Еврейство — носитель библейской концепции концентрации производительных сил в обществе. Несмотря на пресловутую “черту оседлости” через финансы, т.е. бесструктурно оно практически контролировало внутреннюю и внешнюю политику империи. Подогревая революционные настроения в среде интеллигенции (практически все газеты царской России принадлежали еврейским кланам), оно в глазах простонародья выглядело защитником его интересов. Раскрыть двойную игру “любимой жены” можно было только допустив её до структурного управления, после чего созданный ею репрессивный аппарат сам сделает свое дело. Русские марксисты были атеистами материалистического толка, а потому цели Высшего Промысла если и были доступны им, то только на уровне подсознания. Отсюда, по мнению сталинизма, им ничего другого не оставалось, как “держать кувшин с водой” и стоять по стойке «смирно», до тех пор, пока толпа не дозреет до народа. Но затем Сухов требует от Петрухи, чтобы тот “тащил воду” на себе.
«Петруха, держа кувшин, стоял по стойке „смирно“.
— Я же серьезно! — испуганно сказал он. — Я на ней жениться хочу. Личико бы только увидеть. А то вдруг крокодил какой-нибудь попадётся, потом казнись всю жизнь.
— Давай, давай, тащи воду, — мягче сказал Сухов и пошел в “общежитие”».
Но марксизм оказался к этому (нести обществу «Концепцию общественной безопасности») не готов даже в конце ХХ столетия, поскольку всегда интересовался больше внешней стороной концепции управления, а не её содержанием. И потому ни у кого не вызвал удивления фрагмент заседания Государственной Думы, показанный на всю страну по телевидению в октябре 1999 года, в котором один из последних представителей марксизма депутат Харитонов, пытаясь выяснить суть экономических взглядов правительства, бессознательно увязал свое любопытство с “домогательствами” Петрухи: «Я, как тот незадачливый солдатик из “Белого солнца пустыни”, хочу спросить нашего премьера: “Гюльчатай, личико-то открой!”»
Все программы ТВ, словно желая закрепить в подсознании телезрителей ассоциации такого рода, неоднократно повторили этот эпизод, вставив в него кадр с Абдуллой, открывающим свое лицо из-под паранджи только что убитой им Гюльчатай, как некий курьез.

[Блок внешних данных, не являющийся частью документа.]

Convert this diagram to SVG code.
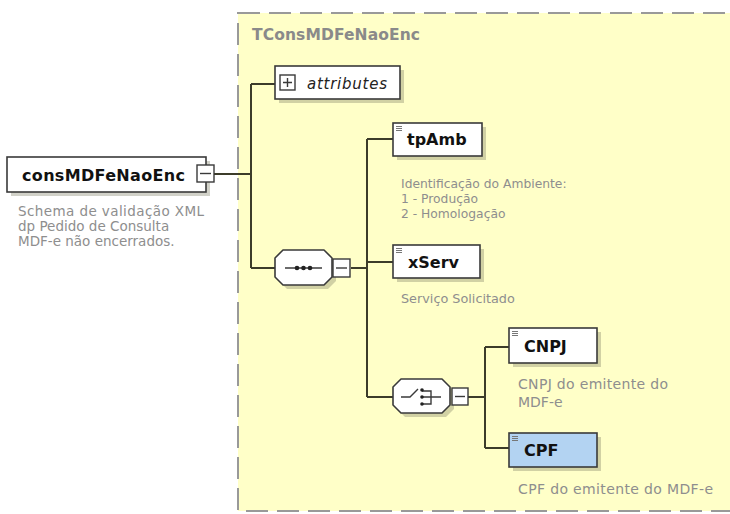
<svg xmlns="http://www.w3.org/2000/svg" width="730" height="514" viewBox="0 0 730 514">
<style>
.el{fill:#fff;stroke:#3a3a3a;stroke-width:1.6}
.sel{fill:#b3d3f2;stroke:#3a3a3a;stroke-width:1.6}
.sh{fill:#7a7a60;opacity:0.35}
.name{font-family:"DejaVu Sans",sans-serif;font-weight:bold;font-size:16px;fill:#111}
.desc{font-family:"DejaVu Sans",sans-serif;fill:#8e8e8e}
.con{fill:none;stroke:#3c3c2a;stroke-width:2}
.btn{fill:#fff;stroke:#3a3a3a;stroke-width:1.4}
.ico{stroke:#3a3a3a;stroke-width:1.4;fill:none}
.tag{stroke:#777;stroke-width:1}
</style>
<rect x="0" y="0" width="730" height="514" fill="#fff"/>
<g id="complexType">
<rect x="238" y="13" width="510" height="498" fill="#ffffc8" stroke="#999" stroke-width="2" stroke-dasharray="22 9"/>
<text x="252" y="40" font-family="DejaVu Sans, sans-serif" font-weight="bold" font-size="15.5" fill="#8a8a8a" textLength="168">TConsMDFeNaoEnc</text>
</g>
<g id="connectors">
<path class="con" d="M214,174 H251 M251,84 V268 M251,84 H275 M251,268 H275 M351,268 H367 M367,139 V397 M367,139 H393 M367,262 H393 M367,397 H393 M468,397 H485 M485,347 V448 M485,347 H509 M485,448 H509"/>
</g>
<g id="consMDFeNaoEnc">
<rect class="sh" x="11" y="161" width="199" height="35"/>
<rect class="el" x="7" y="157" width="199" height="35"/>
<text class="name" x="22" y="181" textLength="163">consMDFeNaoEnc</text>
<rect class="btn" x="197" y="165" width="17" height="17"/>
<path class="ico" d="M200,173.5 H211"/>
<text class="desc" font-size="13.5"><tspan x="18" y="216" textLength="186">Schema de validação XML</tspan><tspan x="18" y="231">dp Pedido de Consulta</tspan><tspan x="18" y="246">MDF-e não encerrados.</tspan></text>
</g>
<g id="attributes">
<rect class="sh" x="279" y="70" width="125" height="33"/>
<rect class="el" x="275" y="66" width="125" height="33"/>
<rect class="btn" x="280" y="75" width="15" height="15"/>
<path class="ico" d="M283,82.5 H292 M287.5,78 V87"/>
<text x="307" y="89" font-family="DejaVu Sans, sans-serif" font-style="italic" font-size="15" fill="#222" textLength="80">attributes</text>
</g>
<g id="sequence">
<polygon class="sh" points="287,254 328,254 336,262 336,281 328,289 287,289 279,281 279,262"/>
<polygon class="el" points="283,250 324,250 332,258 332,277 324,285 283,285 275,277 275,258" stroke-linejoin="round"/>
<path class="ico" d="M285,268 H322"/>
<circle cx="297" cy="268" r="2.3" fill="#222"/>
<circle cx="303.5" cy="268" r="2.3" fill="#222"/>
<circle cx="310" cy="268" r="2.3" fill="#222"/>
<rect class="btn" x="333" y="259" width="17" height="18"/>
<path class="ico" d="M336,268 H347"/>
</g>
<g id="tpAmb">
<rect class="sh" x="397" y="127" width="89" height="33"/>
<rect class="el" x="393" y="123" width="89" height="33"/>
<path class="tag" d="M396,126.5 H402 M396,128.5 H402 M396,130.5 H402"/>
<text class="name" x="407" y="145" font-size="17">tpAmb</text>
<text class="desc" font-size="12.3"><tspan x="401" y="188">Identificação do Ambiente:</tspan><tspan x="401" y="203">1 - Produção</tspan><tspan x="401" y="218">2 - Homologação</tspan></text>
</g>
<g id="xServ">
<rect class="sh" x="397" y="249" width="87" height="33"/>
<rect class="el" x="393" y="245" width="87" height="33"/>
<path class="tag" d="M396,248.5 H402 M396,250.5 H402 M396,252.5 H402"/>
<text class="name" x="408" y="268">xServ</text>
<text class="desc" font-size="12.8" x="401" y="303">Serviço Solicitado</text>
</g>
<g id="choice">
<polygon class="sh" points="405,383 446,383 454,391 454,409 446,417 405,417 397,409 397,391"/>
<polygon class="el" points="401,379 442,379 450,387 450,405 442,413 401,413 393,405 393,387" stroke-linejoin="round"/>
<path class="ico" d="M401,397 H410 L418,389 M422,391 H431 V404 H422 M422,397 H441"/>
<circle cx="422" cy="390" r="1.8" fill="#222"/>
<circle cx="422" cy="397" r="1.8" fill="#222"/>
<circle cx="422" cy="404" r="1.8" fill="#222"/>
<rect class="btn" x="452" y="388" width="16" height="17"/>
<path class="ico" d="M455,396.5 H465"/>
</g>
<g id="CNPJ">
<rect class="sh" x="513" y="332" width="88" height="35"/>
<rect class="el" x="509" y="328" width="88" height="35"/>
<path class="tag" d="M512,331.5 H518 M512,333.5 H518 M512,335.5 H518"/>
<text class="name" x="524" y="352" font-size="17">CNPJ</text>
<text class="desc" font-size="14"><tspan x="518" y="389" textLength="150">CNPJ do emitente do</tspan><tspan x="518" y="407">MDF-e</tspan></text>
</g>
<g id="CPF">
<rect class="sh" x="513" y="437" width="88" height="34"/>
<rect class="sel" x="509" y="433" width="88" height="34"/>
<path class="tag" d="M512,436.5 H518 M512,438.5 H518 M512,440.5 H518"/>
<text class="name" x="524" y="456">CPF</text>
<text class="desc" font-size="14" x="518" y="494" textLength="195">CPF do emitente do MDF-e</text>
</g>
</svg>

«Как только Сухов миновал дверь „общежития“, раздались крики и в него полетели подушки. Жены Абдуллы, все как одна, задрали подолы платьев и закрыли ими свои лица.
Сухов, вытаращив глаза, обалдело смотрел на оголенные животы женщин и на их длинные, до щиколоток, полупрозрачные шальвары.
Первая взглянула из-под подола Гюльчатай.
— Не бойтесь, это наш господин! — крикнула она, и женщины тотчас же открыли свои лица Сухову.
Они были разные, но все смотрели на Сухова преданно и призывно. Три из них были очень хороши. Сухов зажмурил на мгновенье глаза.
— Господин, — сказала Гюльчатай, — никто не должен видеть наши лица. Только ты! Ты ведь наш новый муж. Скажи своему человеку, чтобы он не входил сюда.
Сухов сглотнул слюну и, не глядя на гарем, походил немного по комнате.
— Товарищи женщины!… — вдруг вдохновенно заорал он. — Революция освободила вас. Вы должны навсегда забыть свое проклятое прошлое — как в семейной жизни, так и в труде. У вас нет теперь хозяина. И называйте меня просто товарищ Сухов. Вы будете свободно трудиться, и у каждой будет собственный супруг.
Женщины внимательно слушали его».
Россия вошла в революцию не пролетарской, а крестьянской и почти поголовно безграмотной страной. Но один “малый народ” имел в этом отношении преимущество перед остальными народами: еврейство, несмотря на черту оседлости (запрет селиться в крупных городах и некоторых регионах империи), в целом было более грамотным. Положение же еврейской бедноты из черты оседлости имело даже некоторые преимущества перед другими малоимущими слоями общества, так как евреи не знали тяжелого промышленного труда. Что касается ограничений прав еврейства, о котором так много писали в России до революции, то в монархической России права у низших сословий были повсеместно ограничены независимо от национальной принадлежности. Как писал Достоевский в “Записках из мертвого дома”: «Евреи требовали свободы передвижения, когда в России этими свободами ещё никто не пользовался». “Свободно передвигавшихся” вылавливали как “безпачпортных бродяг” и высылали в родную деревню или водворяли в тюрьму.